Although the contest giving away our three System Builder Marathon PCs is already over, we're giving away one more machine. This hand-picked setup is the product of Thomas Soderstrom's lessons learned, and is everything we'd want if our own $2000 were on the line. Read the rules and enter to win this configuration through our Google-based entry form!

Day 1: The $2,000 Performance PC
Day 2: The $1,000 Enthusiast PC
Day 3: The $400 Gaming PC
Day 4: Performance And Value, Dissected

Editor's Note: The purpose of the System Builder Marathon is extracting maximum value from enthusiast components at a variety of price points. We come together at the end of the series to see whose build exemplified our goal.
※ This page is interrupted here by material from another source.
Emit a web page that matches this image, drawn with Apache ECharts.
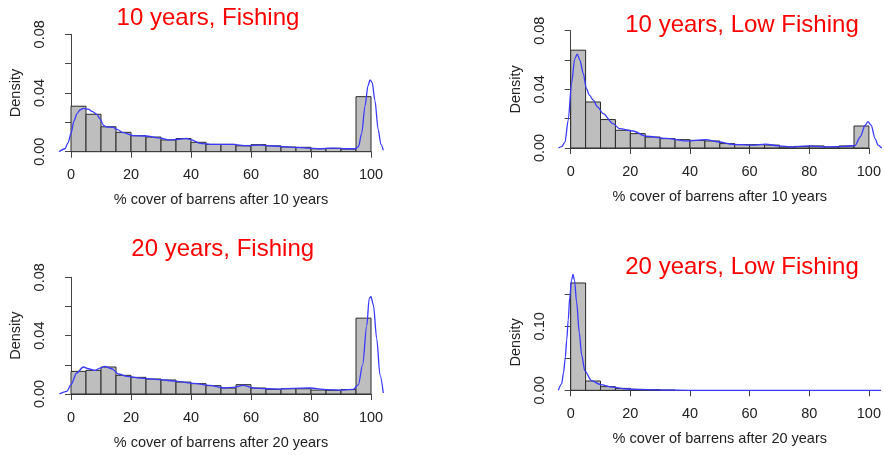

This time around, Newegg gave us an opportunity to pick the parts we as editors wanted to see--after the fact. Our follow-up build adds a *lot* of value to the first $2000 build, and we're much happier recommending the components in this story.
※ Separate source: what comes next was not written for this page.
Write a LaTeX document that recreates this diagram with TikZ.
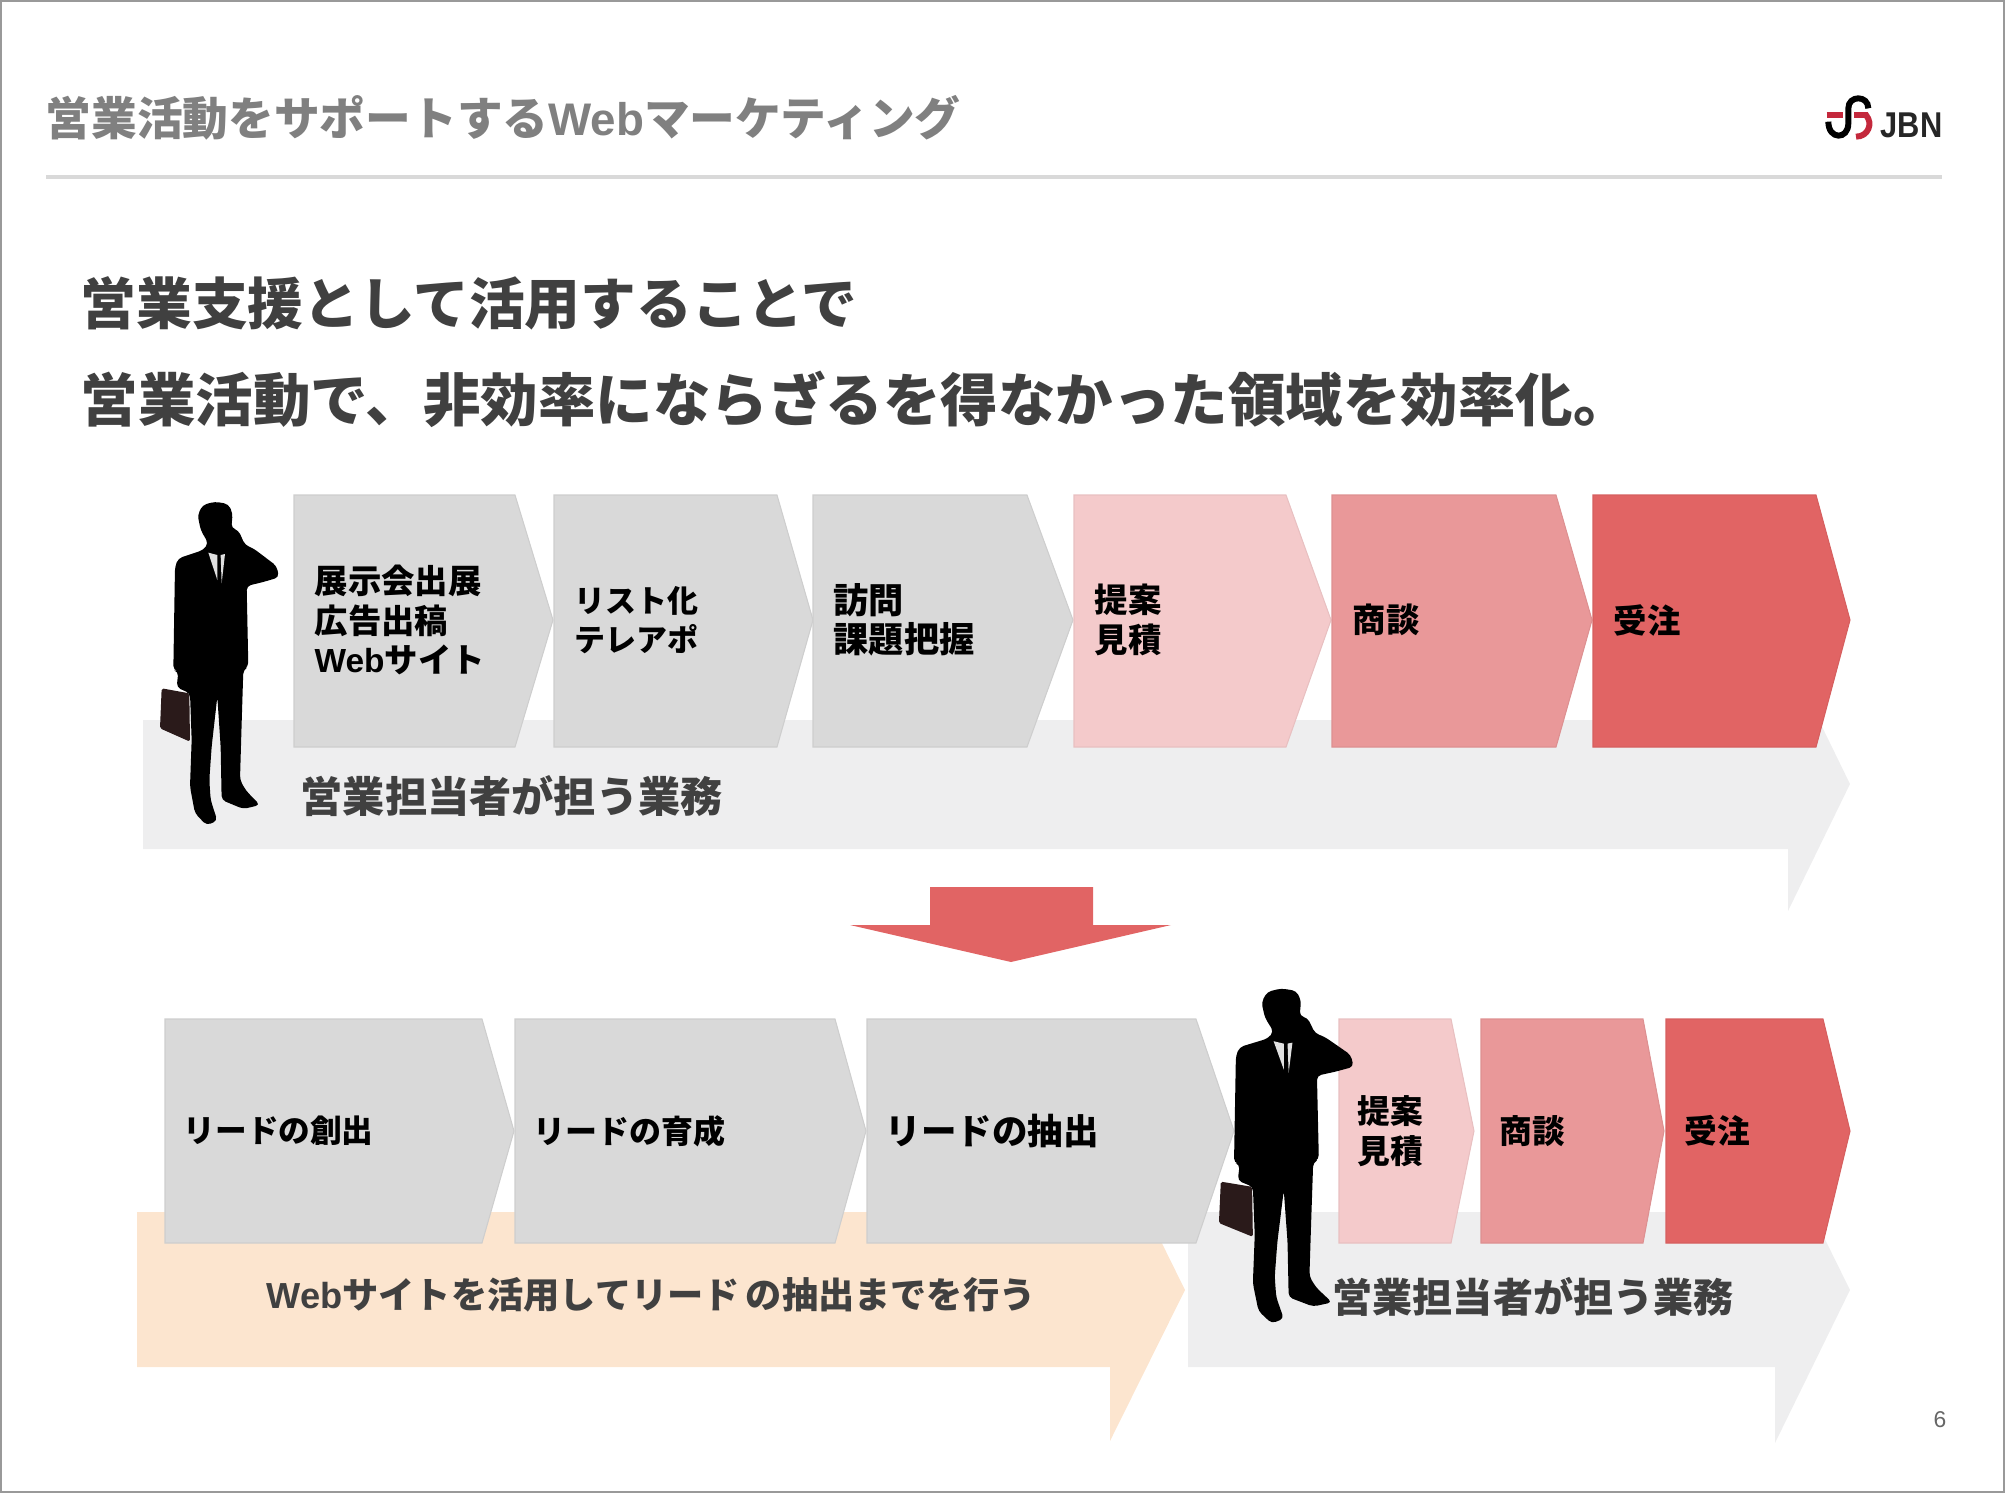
\documentclass[tikz,border=0pt]{standalone}
\usepackage{fontspec}
\setmainfont{Noto Sans CJK JP}
\newfontfamily\lat{Liberation Sans}
\definecolor{bandgray}{RGB}{238,238,239}
\definecolor{stepgray}{RGB}{217,217,217}
\definecolor{steppink}{RGB}{244,202,203}
\definecolor{steprose}{RGB}{233,152,153}
\definecolor{stepred}{RGB}{225,100,100}
\definecolor{bandorange}{RGB}{252,229,207}
\definecolor{logored}{RGB}{196,40,60}
\definecolor{bagbrown}{RGB}{42,26,26}
\tikzset{
    steplabel/.style={anchor=west, inner sep=0pt, align=left, text=black},
    bandlabel/.style={inner sep=0pt, text=black!75},
    pics/caller/.style={code={
        \fill[bagbrown, rounded corners=0.5pt] (95,625) -- (178,640) -- (180,785) -- (90,745) -- cycle;
        \fill[black, rounded corners=1.2pt] (255,65) -- (295,72) -- (308,100) -- (304,145) -- (325,150) -- (345,195)
            -- (370,205) -- (440,258) -- (447,292) -- (400,306) -- (350,318) -- (355,560) -- (340,570) -- (335,730)
            -- (330,900) -- (348,932) -- (390,975) -- (340,987) -- (275,960) -- (272,800) -- (262,650)
            -- (245,800) -- (238,900) -- (242,960) -- (262,1022) -- (230,1036) -- (195,1000) -- (180,920)
            -- (185,780) -- (180,640) -- (140,622) -- (145,575) -- (130,570) -- (135,260) -- (145,235) -- (220,210)
            -- (235,190) -- (212,150) -- (203,105) -- (218,75) -- cycle;
        \fill[black!12] (235,218) -- (262,225) -- (262,300) -- cycle;
        \fill[black!12] (272,225) -- (285,222) -- (275,310) -- cycle;
    }}
}
\begin{document}
\begin{tikzpicture}[x=0.01cm, y=-0.01cm]
    \useasboundingbox (0,0) rectangle (2005,1493);
    \draw[black!40, line width=0.6pt] (1,1) rectangle (2004,1492);

    % header
    \node[anchor=west, inner sep=0pt, text=black!50, font={\fontsize{13}{15}\selectfont\bfseries}] (title) at (45,118)
        {営業活動をサポートする{\lat Web}マーケティング};
    \draw[stepgray, line width=1pt] (46,177) -- (1942,177);
    \begin{scope}[shift={(1780,80)}, scale=0.3333]
        \draw[black, line width=1.7pt] (145,125) .. controls (145,180) and (205,180) .. (205,130) -- (205,85)
            .. controls (205,45) and (265,45) .. (265,85);
        \draw[logored, line width=1.7pt] (140,105) -- (188,105);
        \draw[logored, line width=1.7pt] (222,105) -- (258,105) .. controls (280,130) and (265,170) .. (228,170);
    \end{scope}
    \node[anchor=west, inner sep=0pt, xscale=0.86, font={\lat\fontsize{10.2}{12}\selectfont\bfseries}, text=black!85] (logo) at (1880,125) {JBN};

    \node[anchor=west, inner sep=0pt, text=black!75, font={\fontsize{15.85}{18}\selectfont\bfseries}] (head1) at (80,303)
        {営業支援として活用することで};
    \node[anchor=west, inner sep=0pt, text=black!75, font={\fontsize{16.35}{18}\selectfont\bfseries}] (head2) at (80,399)
        {営業活動で、非効率にならざるを得なかった領域を効率化。};

    % upper row
    \fill[bandgray] (143,720) -- (1788,720) -- (1788,657) -- (1850,784) -- (1788,911) -- (1788,849) -- (143,849) -- cycle;
    \foreach \n/\a/\b/\c/\col/\size/\txt in {
        1/294/515/553/stepgray/9.5/{展示会出展\\広告出稿\\{\lat Web}サイト},
        2/554/777/813/stepgray/8.8/{リスト化\\テレアポ},
        3/813/1027/1073/stepgray/10/{訪問\\課題把握},
        4/1074/1286/1331/steppink/9.5/{提案\\見積},
        5/1332/1556/1592/steprose/9.5/{商談},
        6/1593/1816/1850/stepred/9.5/{受注}} {
        \draw[fill=\col, draw=\col!95!black, line width=0.3pt] (\a,495) -- (\b,495) -- (\c,620) -- (\b,747) -- (\a,747) -- cycle;
        \node[steplabel, font={\fontsize{\size}{11.2}\selectfont\bfseries}] (up\n) at (\a+20,620) {\txt};
    }
    \pic[scale=0.3333] at (130,480) {caller};
    \node[bandlabel, anchor=west, font={\fontsize{12}{14}\selectfont\bfseries}] (uplabel) at (300,796) {営業担当者が担う業務};

    % arrow between rows
    \fill[stepred] (930,887) -- (1093,887) -- (1093,925) -- (1171,925) -- (1011,962) -- (850,925) -- (930,925) -- cycle;

    % lower row
    \fill[bandgray] (1188,1212) -- (1775,1212) -- (1775,1138) -- (1850,1290) -- (1775,1443) -- (1775,1367) -- (1188,1367) -- cycle;
    \fill[bandorange] (137,1212) -- (1110,1212) -- (1110,1138) -- (1185,1290) -- (1110,1441) -- (1110,1367) -- (137,1367) -- cycle;
    \foreach \n/\a/\b/\c/\col/\size/\txt in {
        1/165/482/514/stepgray/9/{リードの創出},
        2/515/835/866/stepgray/9.1/{リードの育成},
        3/867/1196/1234/stepgray/10.1/{リードの抽出},
        4/1339/1451/1474/steppink/9.3/{提案\\見積},
        5/1481/1643/1664/steprose/9.3/{商談},
        6/1666/1823/1850/stepred/9.3/{受注}} {
        \draw[fill=\col, draw=\col!95!black, line width=0.3pt] (\a,1019) -- (\b,1019) -- (\c,1131) -- (\b,1243) -- (\a,1243) -- cycle;
        \node[steplabel, font={\fontsize{\size}{11.2}\selectfont\bfseries}] (low\n) at (\a+18,1131) {\txt};
    }
    \pic[xscale=0.377, yscale=0.345] at (1185,966) {caller};
    \node[bandlabel, anchor=west, font={\fontsize{10.3}{13}\selectfont\bfseries}] (weblabel) at (266,1295)
        {{\lat Web}サイトを活用してリード\,の抽出までを行う};
    \node[bandlabel, anchor=west, font={\fontsize{11.4}{14}\selectfont\bfseries}] (lowlabel) at (1332,1297) {営業担当者が担う業務};

    \node[text=black!60, inner sep=0pt, font={\lat\fontsize{6.5}{8}\selectfont}] (page) at (1940,1420) {6};
\end{tikzpicture}
\end{document}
Now, here's the cool part: Newegg took all of the parts in our setup, created a Combo deal on its site, and discounted the thing (from $1996 down to $1892). If you're interested in a $2000 build using the parts our editors recommend, here's your chance to grab the same system at a discount. Check out the Tom's Hardware Edition Newegg combo right here.

Introduction

While each of us has our own special definition of what a “high-end” PC needs to include, most of us agree that a $2000 budget allows some basic minimums to be achieved.

Some of your suggestions have included the best possible processor, the fastest graphics card, increased DRAM and storage capacity, SSD drives, storage redundancy, and a full range of media capabilities. After carefully considering each of these suggestions and crossing anything that didn’t benefit our benchmark set from the list, we decided to combine maximum graphics power with superior multithreading in our $2000 System Builder Marathon PC. Yet before we could even build the system, an article on SLI scaling revealed that its graphics cards would be CPU-bottlenecked at the resolutions used for our final value analysis. In case you missed that one, two GeForce GTX 480s are overkill for anything under 2560x1600 (or triple-monitor Surround).
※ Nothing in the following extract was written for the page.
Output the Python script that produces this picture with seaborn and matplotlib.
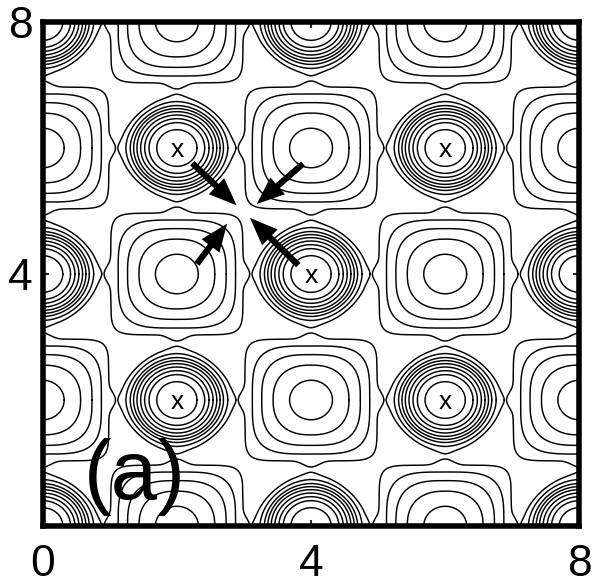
import numpy as np
import matplotlib
matplotlib.use('Agg')
import matplotlib.pyplot as plt
import seaborn as sns

# Centres of the two kinds of contour families
peak_x = [0, 4, 8, 2, 6, 0, 4, 8, 2, 6, 0, 4, 8]
peak_y = [0, 0, 0, 2, 2, 4, 4, 4, 6, 6, 8, 8, 8]
well_x = [2, 6, 0, 4, 8, 2, 6, 0, 4, 8, 2, 6]
well_y = [0, 0, 2, 2, 2, 4, 4, 6, 6, 6, 8, 8]

# Ring half widths, with squareness and size of the tip on the axes
peak_radii = [0.30, 0.415, 0.48, 0.54, 0.595, 0.645, 0.695, 0.76, 0.85]
peak_shape = [2.0, 2.0, 2.0, 2.0, 2.0, 1.95, 1.9, 1.85, 1.7]
peak_tips = [0, 0, 0, 0, 0, 0, 0, 0, 0.03]
well_radii = [0.32, 0.565, 0.735, 0.875, 0.985]
well_shape = [2.0, 2.4, 3.0, 3.8, 8.0]
well_tips = [0, 0, 0, 0, 0.10]

# The x marks
mark_x = [2, 6, 4, 2, 6]
mark_y = [6, 6, 4, 2, 2]

# The arrows, tail and tip
arrow_tail_x = [2.23, 3.88, 3.81, 2.30]
arrow_tail_y = [5.76, 5.75, 4.14, 4.16]
arrow_tip_x = [2.89, 3.19, 3.09, 2.75]
arrow_tip_y = [5.09, 5.11, 4.89, 4.80]

x_tick_values = [0, 4, 8]
x_tick_labels = ['0', '4', '8']
y_tick_values = [0, 4, 8]
y_tick_labels = ['', '4', '8']

sns.set_style('white')
plt.rcParams['font.family'] = ['Liberation Sans', 'DejaVu Sans']

fig = plt.figure(figsize=(5.93, 5.88), dpi=100)
ax = fig.add_axes([0.072, 0.1054, 0.905, 0.8572])

theta = np.linspace(0, 2 * np.pi, 721)


def draw_rings(cx, cy, radii, shape, tips, tip_power, squash):
    for r, n, tip in zip(radii, shape, tips):
        rr = r * (np.abs(np.cos(theta))**n + np.abs(np.sin(theta))**n)**(-1 / n)
        rr = rr + tip * np.abs(np.cos(2 * theta))**tip_power
        sns.lineplot(x=cx + rr * np.cos(theta), y=cy + squash * rr * np.sin(theta), sort=False,
                     estimator=None, color='black', linewidth=1.05, ax=ax, legend=False)


for cx, cy in zip(peak_x, peak_y):
    draw_rings(cx, cy, peak_radii, peak_shape, peak_tips, 30, 0.97)
for cx, cy in zip(well_x, well_y):
    draw_rings(cx, cy, well_radii, well_shape, well_tips, 20, 0.98)

for x, y in zip(mark_x, mark_y):
    ax.text(x, y - 0.03, 'x', fontsize=19, ha='center', va='center', color='black')

for x0, y0, x1, y1 in zip(arrow_tail_x, arrow_tail_y, arrow_tip_x, arrow_tip_y):
    ax.annotate('', xy=(x1, y1), xytext=(x0, y0),
                arrowprops=dict(width=4.5, headwidth=16, headlength=20, color='black', shrink=0, lw=0))

ax.text(0.62, 0.43, '(a)', fontsize=60, color='black', ha='left', va='baseline')

ax.set_xlim(0, 8)
ax.set_ylim(0, 8)
ax.set_xticks(x_tick_values)
ax.set_xticklabels(x_tick_labels)
ax.set_yticks(y_tick_values)
ax.set_yticklabels(y_tick_labels)
ax.set_xlabel('')
ax.set_ylabel('')
ax.tick_params(axis='x', which='major', direction='in', length=4, width=1.5, labelsize=32,
               pad=13, top=True, bottom=True, labelcolor='black')
ax.tick_params(axis='y', which='major', direction='in', length=4, width=1.5, labelsize=32,
               pad=7, left=True, right=True, labelcolor='black')
for side in ax.spines:
    ax.spines[side].set_linewidth(4)
    ax.spines[side].set_color('black')
    ax.spines[side].set_visible(True)

fig.savefig('out.png', dpi=100, facecolor='white')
It’s often said that “too many cooks spoil the broth.” But we could only blame ourselves for the poor overall performance that resulted from components that were drastically mismatched to our test suite. Although we wanted to respond to reader requests for a six-core CPU, we certainly didn’t want to spend nearly half of our budget on it.

Prior to that SLI scaling article, we honestly thought that overclocking would allow us to approach our performance goals using a CPU that's better suited to a $1200 workhorse machine.

Our epiphany occurred as we tested the poorly-matched $2000 machine: were we too quick to cross that “too expensive” CPU from our list? We knew that Intel’s Gulftown-based Core i7 processors offered better performance. But they're four times as expensive. Could taking hundreds of dollars away from our graphics budget and applying it towards a much pricier CPU yield even better gaming performance?


The switch from GeForce GTX 480 to GeForce GTX 460 has a big impact on graphics power. But, in light of the CPU bottlenecks seen previously, will it really hurt gaming performance? Newegg provided two $240 models to replace our out-of-stock $220 cards. However, the price doesn't reflect this, since the upgrade will have little to no impact on our manual overclocking capabilities.